**Records provided**
[START]

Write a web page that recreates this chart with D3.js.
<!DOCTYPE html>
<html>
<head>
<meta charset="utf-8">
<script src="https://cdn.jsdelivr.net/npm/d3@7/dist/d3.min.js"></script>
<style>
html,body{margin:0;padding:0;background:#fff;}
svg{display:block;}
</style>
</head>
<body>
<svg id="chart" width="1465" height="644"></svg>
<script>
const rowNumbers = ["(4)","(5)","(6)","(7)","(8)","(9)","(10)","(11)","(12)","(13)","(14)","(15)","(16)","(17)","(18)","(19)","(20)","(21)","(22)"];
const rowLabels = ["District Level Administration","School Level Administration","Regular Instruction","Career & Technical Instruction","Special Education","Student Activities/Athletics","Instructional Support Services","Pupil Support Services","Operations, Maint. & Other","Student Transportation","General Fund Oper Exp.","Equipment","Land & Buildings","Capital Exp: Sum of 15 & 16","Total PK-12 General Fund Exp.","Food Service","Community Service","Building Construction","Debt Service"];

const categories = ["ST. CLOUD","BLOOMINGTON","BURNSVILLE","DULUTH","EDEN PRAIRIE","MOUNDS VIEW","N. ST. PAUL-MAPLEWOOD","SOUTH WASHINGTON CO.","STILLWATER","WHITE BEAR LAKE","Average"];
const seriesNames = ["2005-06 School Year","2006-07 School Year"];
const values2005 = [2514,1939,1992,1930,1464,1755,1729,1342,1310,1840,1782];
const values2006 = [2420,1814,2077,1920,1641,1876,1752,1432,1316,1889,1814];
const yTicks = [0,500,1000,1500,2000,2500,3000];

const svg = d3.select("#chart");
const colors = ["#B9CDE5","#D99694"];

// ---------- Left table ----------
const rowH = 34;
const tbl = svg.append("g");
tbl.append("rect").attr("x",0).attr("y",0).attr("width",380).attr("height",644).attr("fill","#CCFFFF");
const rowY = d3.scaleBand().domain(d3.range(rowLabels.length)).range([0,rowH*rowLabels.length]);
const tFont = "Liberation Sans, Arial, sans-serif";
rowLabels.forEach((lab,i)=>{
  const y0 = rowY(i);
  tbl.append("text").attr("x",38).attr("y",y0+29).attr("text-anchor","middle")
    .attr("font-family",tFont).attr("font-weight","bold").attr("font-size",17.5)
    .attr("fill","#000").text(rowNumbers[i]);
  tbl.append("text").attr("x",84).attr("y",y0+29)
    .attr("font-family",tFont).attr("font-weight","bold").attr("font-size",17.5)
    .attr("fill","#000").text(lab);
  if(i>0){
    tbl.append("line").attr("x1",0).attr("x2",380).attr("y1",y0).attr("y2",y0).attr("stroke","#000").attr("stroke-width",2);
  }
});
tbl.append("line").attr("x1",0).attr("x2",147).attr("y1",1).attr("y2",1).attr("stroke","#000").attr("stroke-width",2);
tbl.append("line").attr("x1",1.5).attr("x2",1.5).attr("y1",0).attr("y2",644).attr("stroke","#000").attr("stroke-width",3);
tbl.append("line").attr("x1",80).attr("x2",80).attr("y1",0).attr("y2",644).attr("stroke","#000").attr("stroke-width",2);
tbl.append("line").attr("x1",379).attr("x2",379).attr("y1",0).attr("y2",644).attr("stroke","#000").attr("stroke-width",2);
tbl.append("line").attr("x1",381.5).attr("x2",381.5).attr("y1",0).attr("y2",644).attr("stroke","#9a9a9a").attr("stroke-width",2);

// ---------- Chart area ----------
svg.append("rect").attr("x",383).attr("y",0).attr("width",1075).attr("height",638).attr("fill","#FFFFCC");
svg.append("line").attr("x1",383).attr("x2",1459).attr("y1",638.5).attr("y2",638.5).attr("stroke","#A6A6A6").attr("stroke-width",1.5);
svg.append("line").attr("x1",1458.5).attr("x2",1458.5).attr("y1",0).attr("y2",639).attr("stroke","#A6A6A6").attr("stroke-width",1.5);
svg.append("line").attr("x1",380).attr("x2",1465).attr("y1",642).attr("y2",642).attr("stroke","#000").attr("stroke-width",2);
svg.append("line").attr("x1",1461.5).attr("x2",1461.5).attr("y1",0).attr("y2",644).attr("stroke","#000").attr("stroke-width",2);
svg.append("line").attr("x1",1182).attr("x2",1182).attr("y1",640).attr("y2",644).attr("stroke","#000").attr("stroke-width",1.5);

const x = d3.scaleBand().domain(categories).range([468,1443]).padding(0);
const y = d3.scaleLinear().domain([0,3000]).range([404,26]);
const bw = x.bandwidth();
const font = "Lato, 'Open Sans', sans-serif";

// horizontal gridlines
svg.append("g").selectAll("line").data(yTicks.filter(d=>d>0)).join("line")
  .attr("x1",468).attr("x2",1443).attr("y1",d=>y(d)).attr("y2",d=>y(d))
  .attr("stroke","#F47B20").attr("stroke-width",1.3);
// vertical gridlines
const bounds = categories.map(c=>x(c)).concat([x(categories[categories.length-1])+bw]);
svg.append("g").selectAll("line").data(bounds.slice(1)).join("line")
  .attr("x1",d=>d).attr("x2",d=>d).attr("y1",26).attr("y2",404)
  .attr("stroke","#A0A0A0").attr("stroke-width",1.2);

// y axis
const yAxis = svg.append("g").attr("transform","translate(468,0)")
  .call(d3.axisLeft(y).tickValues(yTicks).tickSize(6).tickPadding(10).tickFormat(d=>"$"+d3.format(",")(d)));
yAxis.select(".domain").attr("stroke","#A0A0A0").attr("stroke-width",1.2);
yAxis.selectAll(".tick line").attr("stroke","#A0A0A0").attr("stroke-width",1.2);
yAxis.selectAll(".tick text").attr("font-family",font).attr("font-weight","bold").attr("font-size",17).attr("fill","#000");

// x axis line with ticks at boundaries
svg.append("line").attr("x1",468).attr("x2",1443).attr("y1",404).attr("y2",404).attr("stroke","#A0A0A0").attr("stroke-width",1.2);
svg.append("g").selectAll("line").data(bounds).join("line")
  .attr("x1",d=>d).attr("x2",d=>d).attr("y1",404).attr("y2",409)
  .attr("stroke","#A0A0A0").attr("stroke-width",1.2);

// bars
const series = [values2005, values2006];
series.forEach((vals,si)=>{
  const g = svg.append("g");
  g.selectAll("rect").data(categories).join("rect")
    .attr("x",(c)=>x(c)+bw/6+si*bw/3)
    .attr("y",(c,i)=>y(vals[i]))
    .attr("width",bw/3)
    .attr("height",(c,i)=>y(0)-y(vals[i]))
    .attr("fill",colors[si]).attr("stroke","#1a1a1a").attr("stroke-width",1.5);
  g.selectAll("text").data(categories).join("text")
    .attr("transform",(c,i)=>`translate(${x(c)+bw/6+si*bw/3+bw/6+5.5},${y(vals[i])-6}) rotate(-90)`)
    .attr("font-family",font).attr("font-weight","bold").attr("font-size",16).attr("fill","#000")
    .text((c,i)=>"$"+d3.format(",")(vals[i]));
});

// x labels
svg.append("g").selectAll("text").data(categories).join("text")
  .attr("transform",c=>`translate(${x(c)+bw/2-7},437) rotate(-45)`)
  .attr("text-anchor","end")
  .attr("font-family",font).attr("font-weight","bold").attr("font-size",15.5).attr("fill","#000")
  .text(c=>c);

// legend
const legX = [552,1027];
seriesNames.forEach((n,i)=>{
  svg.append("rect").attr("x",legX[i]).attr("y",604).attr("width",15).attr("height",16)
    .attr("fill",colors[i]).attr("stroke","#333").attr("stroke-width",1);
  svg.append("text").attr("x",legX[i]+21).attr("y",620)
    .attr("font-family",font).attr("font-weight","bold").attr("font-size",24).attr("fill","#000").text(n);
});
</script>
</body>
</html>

[END]
[START]

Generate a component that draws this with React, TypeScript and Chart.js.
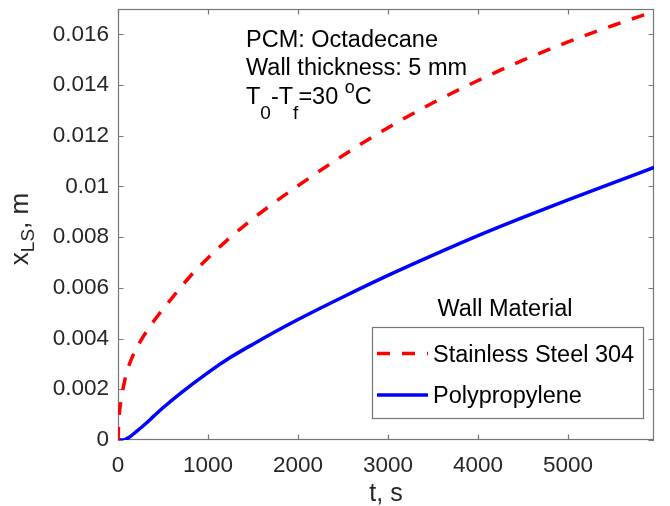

[END]
[START]

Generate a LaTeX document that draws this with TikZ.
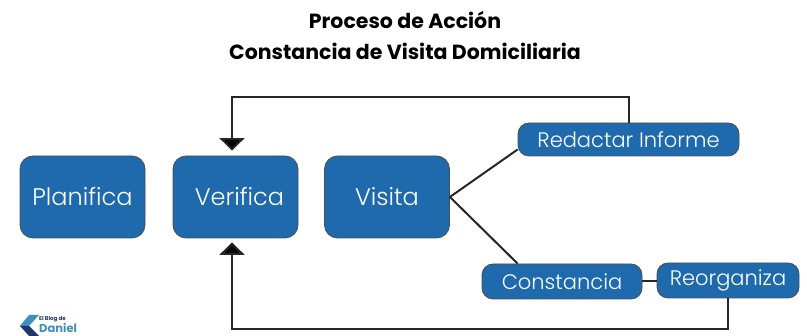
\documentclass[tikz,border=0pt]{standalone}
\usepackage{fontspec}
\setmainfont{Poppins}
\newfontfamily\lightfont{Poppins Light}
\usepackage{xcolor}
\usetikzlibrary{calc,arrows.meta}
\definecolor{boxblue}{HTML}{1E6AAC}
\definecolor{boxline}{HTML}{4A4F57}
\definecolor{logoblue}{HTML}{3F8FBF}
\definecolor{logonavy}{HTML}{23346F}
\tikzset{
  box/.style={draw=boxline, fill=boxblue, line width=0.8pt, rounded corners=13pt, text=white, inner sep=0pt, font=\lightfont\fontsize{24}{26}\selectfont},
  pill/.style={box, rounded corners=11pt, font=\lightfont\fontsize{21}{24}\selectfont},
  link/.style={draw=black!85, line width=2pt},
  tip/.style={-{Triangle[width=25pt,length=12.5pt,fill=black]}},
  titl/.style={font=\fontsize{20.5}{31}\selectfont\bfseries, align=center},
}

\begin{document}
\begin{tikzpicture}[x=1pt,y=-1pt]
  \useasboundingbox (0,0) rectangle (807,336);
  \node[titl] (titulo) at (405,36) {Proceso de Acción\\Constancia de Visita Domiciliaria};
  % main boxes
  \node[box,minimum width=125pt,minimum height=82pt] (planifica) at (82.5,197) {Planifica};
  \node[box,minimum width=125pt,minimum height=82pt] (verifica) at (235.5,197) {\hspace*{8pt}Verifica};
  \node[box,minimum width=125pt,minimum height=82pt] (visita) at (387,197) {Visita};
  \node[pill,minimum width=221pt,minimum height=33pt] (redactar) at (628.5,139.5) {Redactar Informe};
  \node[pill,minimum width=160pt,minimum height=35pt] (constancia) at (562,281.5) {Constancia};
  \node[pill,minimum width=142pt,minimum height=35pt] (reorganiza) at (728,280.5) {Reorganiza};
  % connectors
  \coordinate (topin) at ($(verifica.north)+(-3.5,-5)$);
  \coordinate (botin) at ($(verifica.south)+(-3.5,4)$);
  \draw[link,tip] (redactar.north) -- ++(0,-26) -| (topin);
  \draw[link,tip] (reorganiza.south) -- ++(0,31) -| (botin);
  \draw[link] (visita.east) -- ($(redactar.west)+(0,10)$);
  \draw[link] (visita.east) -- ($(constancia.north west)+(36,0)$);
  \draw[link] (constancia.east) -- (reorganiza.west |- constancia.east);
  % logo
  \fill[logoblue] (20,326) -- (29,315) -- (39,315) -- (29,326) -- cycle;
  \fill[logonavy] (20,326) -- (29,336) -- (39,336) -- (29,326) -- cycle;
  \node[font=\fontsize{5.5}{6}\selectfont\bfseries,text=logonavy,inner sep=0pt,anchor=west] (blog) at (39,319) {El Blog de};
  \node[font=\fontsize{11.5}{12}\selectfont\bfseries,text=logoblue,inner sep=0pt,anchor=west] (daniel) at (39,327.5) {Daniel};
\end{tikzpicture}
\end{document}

[END]

Above are the entries. Output exactly the lines beginning with the line that has "Write a web" and ending with the line that has "Exp: Sum of".

**Solution below**
Write a web page that recreates this chart with D3.js.
<!DOCTYPE html>
<html>
<head>
<meta charset="utf-8">
<script src="https://cdn.jsdelivr.net/npm/d3@7/dist/d3.min.js"></script>
<style>
html,body{margin:0;padding:0;background:#fff;}
svg{display:block;}
</style>
</head>
<body>
<svg id="chart" width="1465" height="644"></svg>
<script>
const rowNumbers = ["(4)","(5)","(6)","(7)","(8)","(9)","(10)","(11)","(12)","(13)","(14)","(15)","(16)","(17)","(18)","(19)","(20)","(21)","(22)"];
const rowLabels = ["District Level Administration","School Level Administration","Regular Instruction","Career & Technical Instruction","Special Education","Student Activities/Athletics","Instructional Support Services","Pupil Support Services","Operations, Maint. & Other","Student Transportation","General Fund Oper Exp.","Equipment","Land & Buildings","Capital Exp: Sum of 15 & 16","Total PK-12 General Fund Exp.","Food Service","Community Service","Building Construction","Debt Service"];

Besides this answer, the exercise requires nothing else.